---------- Material provided

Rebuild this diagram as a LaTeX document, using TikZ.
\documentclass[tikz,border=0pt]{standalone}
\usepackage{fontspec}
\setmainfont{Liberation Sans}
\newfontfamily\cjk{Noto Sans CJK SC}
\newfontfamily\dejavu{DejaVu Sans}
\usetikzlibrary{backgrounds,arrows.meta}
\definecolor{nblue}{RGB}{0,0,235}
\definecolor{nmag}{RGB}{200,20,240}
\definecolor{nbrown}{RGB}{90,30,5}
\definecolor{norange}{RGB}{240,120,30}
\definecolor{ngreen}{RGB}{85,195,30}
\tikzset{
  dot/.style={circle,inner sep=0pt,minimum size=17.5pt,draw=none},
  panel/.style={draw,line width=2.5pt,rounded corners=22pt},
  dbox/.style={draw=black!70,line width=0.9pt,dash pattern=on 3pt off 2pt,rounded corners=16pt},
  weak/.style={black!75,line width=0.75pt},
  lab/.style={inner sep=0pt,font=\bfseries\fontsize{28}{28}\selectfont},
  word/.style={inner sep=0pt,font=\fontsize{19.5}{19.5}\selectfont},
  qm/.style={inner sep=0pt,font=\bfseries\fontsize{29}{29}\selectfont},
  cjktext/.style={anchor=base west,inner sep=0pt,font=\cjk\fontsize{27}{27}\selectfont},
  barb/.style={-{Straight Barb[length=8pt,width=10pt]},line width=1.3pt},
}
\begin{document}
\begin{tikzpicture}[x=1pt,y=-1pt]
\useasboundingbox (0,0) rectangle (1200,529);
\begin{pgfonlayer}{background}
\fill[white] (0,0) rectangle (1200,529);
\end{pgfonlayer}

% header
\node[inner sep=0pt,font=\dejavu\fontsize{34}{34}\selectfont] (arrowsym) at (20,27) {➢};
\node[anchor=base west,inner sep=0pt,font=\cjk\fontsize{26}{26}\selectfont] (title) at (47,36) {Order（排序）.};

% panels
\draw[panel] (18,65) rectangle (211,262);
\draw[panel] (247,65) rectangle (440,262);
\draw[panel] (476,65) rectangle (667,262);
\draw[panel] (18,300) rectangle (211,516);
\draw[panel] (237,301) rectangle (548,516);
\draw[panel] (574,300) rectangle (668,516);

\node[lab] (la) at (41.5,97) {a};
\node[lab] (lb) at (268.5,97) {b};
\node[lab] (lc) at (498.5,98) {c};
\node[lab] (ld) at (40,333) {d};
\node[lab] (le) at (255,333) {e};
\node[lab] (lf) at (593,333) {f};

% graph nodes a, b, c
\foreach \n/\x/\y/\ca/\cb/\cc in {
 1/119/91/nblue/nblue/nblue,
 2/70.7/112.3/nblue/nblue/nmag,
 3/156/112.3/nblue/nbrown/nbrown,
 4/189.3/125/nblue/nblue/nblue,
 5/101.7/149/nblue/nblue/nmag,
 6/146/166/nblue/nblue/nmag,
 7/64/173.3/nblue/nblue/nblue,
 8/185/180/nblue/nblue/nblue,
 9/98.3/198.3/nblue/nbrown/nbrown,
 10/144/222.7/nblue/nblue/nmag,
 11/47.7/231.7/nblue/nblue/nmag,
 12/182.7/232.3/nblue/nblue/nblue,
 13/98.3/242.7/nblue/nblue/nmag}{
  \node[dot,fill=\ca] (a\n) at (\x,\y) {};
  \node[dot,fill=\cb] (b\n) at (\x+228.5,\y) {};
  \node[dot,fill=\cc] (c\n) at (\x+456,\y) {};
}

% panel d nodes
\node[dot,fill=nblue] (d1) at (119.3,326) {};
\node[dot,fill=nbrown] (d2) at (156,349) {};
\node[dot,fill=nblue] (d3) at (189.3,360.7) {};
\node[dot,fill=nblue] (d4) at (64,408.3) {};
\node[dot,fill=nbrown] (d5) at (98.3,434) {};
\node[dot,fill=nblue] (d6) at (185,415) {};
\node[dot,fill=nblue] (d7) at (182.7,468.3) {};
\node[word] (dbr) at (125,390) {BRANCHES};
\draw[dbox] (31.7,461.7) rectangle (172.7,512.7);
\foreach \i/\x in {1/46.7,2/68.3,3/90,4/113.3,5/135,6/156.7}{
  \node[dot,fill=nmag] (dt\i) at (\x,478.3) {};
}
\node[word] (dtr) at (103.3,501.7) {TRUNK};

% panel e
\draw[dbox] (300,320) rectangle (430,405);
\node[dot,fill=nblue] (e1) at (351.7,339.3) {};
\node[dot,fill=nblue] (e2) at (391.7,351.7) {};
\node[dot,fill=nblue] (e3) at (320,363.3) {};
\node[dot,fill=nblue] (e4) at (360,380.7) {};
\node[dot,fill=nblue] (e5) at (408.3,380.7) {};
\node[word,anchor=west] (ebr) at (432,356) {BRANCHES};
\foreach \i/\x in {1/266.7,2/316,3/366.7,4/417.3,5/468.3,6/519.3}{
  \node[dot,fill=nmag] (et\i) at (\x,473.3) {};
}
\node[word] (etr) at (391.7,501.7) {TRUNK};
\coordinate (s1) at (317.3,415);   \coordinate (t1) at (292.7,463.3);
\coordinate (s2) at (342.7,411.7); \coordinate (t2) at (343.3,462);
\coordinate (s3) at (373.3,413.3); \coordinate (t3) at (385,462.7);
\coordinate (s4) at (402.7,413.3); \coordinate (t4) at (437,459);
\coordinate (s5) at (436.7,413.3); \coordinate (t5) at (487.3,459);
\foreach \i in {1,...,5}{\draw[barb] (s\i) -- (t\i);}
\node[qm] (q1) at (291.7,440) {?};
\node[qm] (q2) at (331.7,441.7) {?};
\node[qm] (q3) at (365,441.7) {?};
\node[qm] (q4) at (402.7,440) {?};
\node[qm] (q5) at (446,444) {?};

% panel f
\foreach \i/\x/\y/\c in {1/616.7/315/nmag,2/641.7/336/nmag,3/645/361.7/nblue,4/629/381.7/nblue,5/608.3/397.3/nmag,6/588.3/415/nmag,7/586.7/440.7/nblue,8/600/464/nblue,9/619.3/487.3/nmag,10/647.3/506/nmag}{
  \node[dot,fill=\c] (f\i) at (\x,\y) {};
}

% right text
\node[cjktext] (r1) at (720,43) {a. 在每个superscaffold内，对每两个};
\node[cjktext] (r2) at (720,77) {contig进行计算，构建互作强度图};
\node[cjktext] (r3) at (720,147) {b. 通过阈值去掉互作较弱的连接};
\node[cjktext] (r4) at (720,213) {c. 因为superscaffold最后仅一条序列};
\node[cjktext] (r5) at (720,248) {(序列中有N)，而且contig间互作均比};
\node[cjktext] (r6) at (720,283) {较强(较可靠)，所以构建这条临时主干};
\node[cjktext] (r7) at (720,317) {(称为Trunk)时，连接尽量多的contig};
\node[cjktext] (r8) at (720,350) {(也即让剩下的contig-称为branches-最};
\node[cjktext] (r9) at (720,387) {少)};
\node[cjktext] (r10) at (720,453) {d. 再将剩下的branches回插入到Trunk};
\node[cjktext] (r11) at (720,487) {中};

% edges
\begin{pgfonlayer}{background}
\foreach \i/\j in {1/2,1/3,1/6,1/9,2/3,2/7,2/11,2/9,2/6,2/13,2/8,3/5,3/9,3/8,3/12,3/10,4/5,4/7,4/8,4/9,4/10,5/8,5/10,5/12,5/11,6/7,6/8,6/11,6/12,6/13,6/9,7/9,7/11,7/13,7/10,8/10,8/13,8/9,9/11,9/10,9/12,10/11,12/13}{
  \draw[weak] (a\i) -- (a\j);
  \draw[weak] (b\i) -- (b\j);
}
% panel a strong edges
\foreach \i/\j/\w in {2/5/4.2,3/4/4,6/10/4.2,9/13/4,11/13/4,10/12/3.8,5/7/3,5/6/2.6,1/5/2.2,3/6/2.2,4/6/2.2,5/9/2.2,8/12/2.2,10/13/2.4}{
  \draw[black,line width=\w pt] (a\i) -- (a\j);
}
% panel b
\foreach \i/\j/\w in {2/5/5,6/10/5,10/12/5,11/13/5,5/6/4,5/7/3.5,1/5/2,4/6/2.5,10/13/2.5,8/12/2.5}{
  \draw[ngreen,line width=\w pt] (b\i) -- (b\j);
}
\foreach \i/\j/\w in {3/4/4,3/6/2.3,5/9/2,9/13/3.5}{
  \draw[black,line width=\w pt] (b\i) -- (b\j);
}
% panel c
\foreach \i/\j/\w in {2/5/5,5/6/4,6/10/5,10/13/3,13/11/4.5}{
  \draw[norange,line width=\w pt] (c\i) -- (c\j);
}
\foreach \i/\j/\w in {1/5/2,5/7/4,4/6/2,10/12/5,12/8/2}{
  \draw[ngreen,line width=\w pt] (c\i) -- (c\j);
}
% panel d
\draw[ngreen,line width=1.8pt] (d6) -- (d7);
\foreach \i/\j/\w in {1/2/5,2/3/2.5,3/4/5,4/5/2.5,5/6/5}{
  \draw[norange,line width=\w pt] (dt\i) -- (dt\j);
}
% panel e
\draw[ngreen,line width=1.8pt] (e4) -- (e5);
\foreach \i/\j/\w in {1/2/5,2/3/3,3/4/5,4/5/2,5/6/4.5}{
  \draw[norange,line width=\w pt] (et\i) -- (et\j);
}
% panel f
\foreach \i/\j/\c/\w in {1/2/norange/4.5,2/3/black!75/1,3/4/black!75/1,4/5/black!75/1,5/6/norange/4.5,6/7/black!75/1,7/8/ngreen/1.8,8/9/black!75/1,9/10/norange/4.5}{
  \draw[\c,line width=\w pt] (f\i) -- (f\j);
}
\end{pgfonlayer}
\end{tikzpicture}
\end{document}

--------------------

=== Short problem ===
Word for word, reproduce the listing above from its start up to and including the line that has "(574,300) rectangle (668,516);". Give only those lines.

=== Result ===
Rebuild this diagram as a LaTeX document, using TikZ.
\documentclass[tikz,border=0pt]{standalone}
\usepackage{fontspec}
\setmainfont{Liberation Sans}
\newfontfamily\cjk{Noto Sans CJK SC}
\newfontfamily\dejavu{DejaVu Sans}
\usetikzlibrary{backgrounds,arrows.meta}
\definecolor{nblue}{RGB}{0,0,235}
\definecolor{nmag}{RGB}{200,20,240}
\definecolor{nbrown}{RGB}{90,30,5}
\definecolor{norange}{RGB}{240,120,30}
\definecolor{ngreen}{RGB}{85,195,30}
\tikzset{
  dot/.style={circle,inner sep=0pt,minimum size=17.5pt,draw=none},
  panel/.style={draw,line width=2.5pt,rounded corners=22pt},
  dbox/.style={draw=black!70,line width=0.9pt,dash pattern=on 3pt off 2pt,rounded corners=16pt},
  weak/.style={black!75,line width=0.75pt},
  lab/.style={inner sep=0pt,font=\bfseries\fontsize{28}{28}\selectfont},
  word/.style={inner sep=0pt,font=\fontsize{19.5}{19.5}\selectfont},
  qm/.style={inner sep=0pt,font=\bfseries\fontsize{29}{29}\selectfont},
  cjktext/.style={anchor=base west,inner sep=0pt,font=\cjk\fontsize{27}{27}\selectfont},
  barb/.style={-{Straight Barb[length=8pt,width=10pt]},line width=1.3pt},
}
\begin{document}
\begin{tikzpicture}[x=1pt,y=-1pt]
\useasboundingbox (0,0) rectangle (1200,529);
\begin{pgfonlayer}{background}
\fill[white] (0,0) rectangle (1200,529);
\end{pgfonlayer}

% header
\node[inner sep=0pt,font=\dejavu\fontsize{34}{34}\selectfont] (arrowsym) at (20,27) {➢};
\node[anchor=base west,inner sep=0pt,font=\cjk\fontsize{26}{26}\selectfont] (title) at (47,36) {Order（排序）.};

% panels
\draw[panel] (18,65) rectangle (211,262);
\draw[panel] (247,65) rectangle (440,262);
\draw[panel] (476,65) rectangle (667,262);
\draw[panel] (18,300) rectangle (211,516);
\draw[panel] (237,301) rectangle (548,516);
\draw[panel] (574,300) rectangle (668,516);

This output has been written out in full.